Not long after I started spending time in London, I noticed the use of a phrase for which there is no precise U.S. equivalent: “on the day.” I know quite well that Americans use those words in that order, but not quite in the same context as in the U.K. I searched the phrase on Google News, and the first page of hits all came from British or Commonwealth sources. Here they are:

  • “These games are often fifty-fifty at best and even the well credentialled teams are vulnerable to a bit of bad luck on the day.” (Australian sports site The Roar)
  • Amongst the star performers on the day were young centre duo Jack Roberts and George Catchpole.” (Bourne [England] Local)
  • “Umpiring is a real team environment, just as playing is. We prepare to perform well, and all that matters is making sure you get it right on the day.” (The Roar, again)
  • “There’s been widespread condemnation from fans and teams alike of Force India, who blocked Manor (previously Marussia, previously Virgin, previously Manor) F1’s return to the grid, based on a half-baked excuse they came up with on the day.” (English Formula 1 site Badger GP)
  • “’Potentially, it’s a very useful tool but its complementary to the main pollsters. It would be feasible to do it on the day [of an election],’ he said.” (The Guardian)

That last one is interesting, because the bracketed insertion represents (to my mind) precisely the American version. That is, we are more explicit, saying  “on the day of [fill in the event],” or “when the day finally arrived,” or “on the day itself.” I have no idea why The Guardian should have felt the need to add “of an election,” other than as a gesture to its increasing number of American online readers.
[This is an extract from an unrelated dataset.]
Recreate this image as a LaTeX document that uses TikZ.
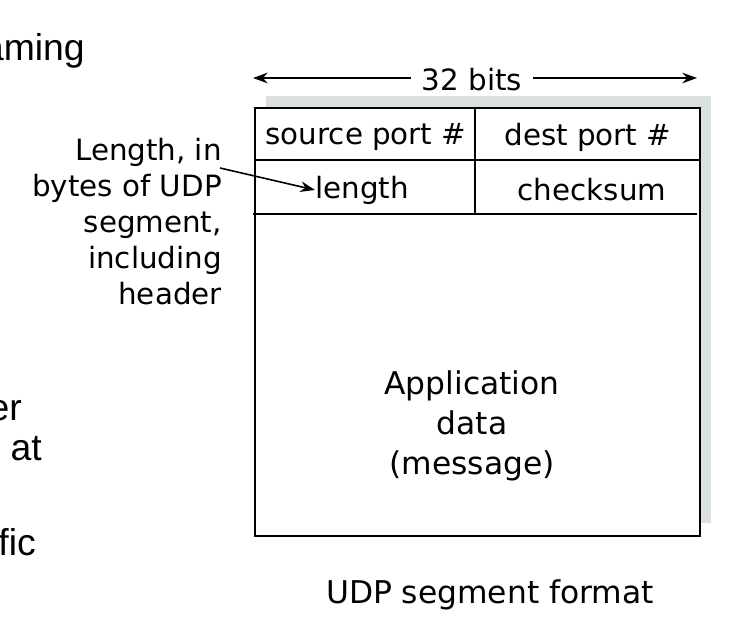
\documentclass[tikz,border=0pt]{standalone}
\usepackage{fontspec}
\setmainfont{DejaVu Sans}
\newfontfamily\slidefont{Liberation Sans}
\usetikzlibrary{arrows.meta}
\definecolor{shadowgray}{RGB}{218,224,224}
\tikzset{
  cell/.style={font=\fontsize{22}{27}\selectfont, inner sep=0pt},
  slide/.style={font=\slidefont\fontsize{28}{33}\selectfont, inner sep=0pt, anchor=base east},
  rule/.style={line width=1.6pt},
  pointer/.style={line width=1.2pt, -{Stealth[length=11pt,width=8pt]}}
}
\begin{document}
\begin{tikzpicture}[x=0.75pt,y=-0.75pt]
\useasboundingbox (0,0) rectangle (736,632);
\clip (0,0) rectangle (736,632);
% slide text cut off at the left
\node[slide] (s1) at (85,60) {aming};
\node[slide] (s2) at (22,420) {er};
\node[slide] (s3) at (42,460) {at};
\node[slide] (s4) at (36,555) {fic};
% width arrow
\node[cell] (bits) at (472,80) {32 bits};
\coordinate (wl) at (253,78);
\coordinate (wr) at (697,78);
\draw[pointer] (bits.west |- wl) ++(-8pt,0) -- (wl);
\draw[pointer] (bits.east |- wr) ++(8pt,0) -- (wr);
% segment box
\fill[shadowgray] (266,96) rectangle (711,523);
\draw[rule,fill=white] (255,108) rectangle (700,536);
\draw[rule] (255,160) -- (700,160);
\draw[rule] (253,214) -- (697,214);
\draw[rule] (475,108) -- (475,214);
\node[cell] (src) at (366,137) {source port \#};
\node[cell] (dst) at (588,137) {dest port \#};
\node[cell] (len) at (362,190) {length};
\node[cell] (chk) at (592,190) {checksum};
\node[cell, align=center, font=\fontsize{23.5}{30}\selectfont] (data) at (472,426) {Application\\data\\(message)};
\node[cell, font=\fontsize{23.5}{28}\selectfont] (caption) at (490,595) {UDP segment format};
% annotation
\node[cell, align=right, anchor=north east] (note) at (222,138) {Length, in\\bytes of UDP\\segment,\\including\\header};
\coordinate (from) at (220,168);
\draw[pointer] (from) -- (len.west);
\end{tikzpicture}
\end{document}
I bring all this up because the other day I heard Vickie Barker’s very American voice, in an NPR report on London’s “Visit My Mosque” campaign, say these words: “But on the day, the center was packed with visitors sipping tea, nibbling pizza and cake, and eagerly listening to community members like Zahra Khimji describe a typical week there.”

NPR doesn’t provide any information about Ms. Barker, but I found a 2012 interview with her saying she had lived in London “over twenty years.” That makes at least twenty-five now, which is clearly enough time to lead even a Yank journo to say “on the day.”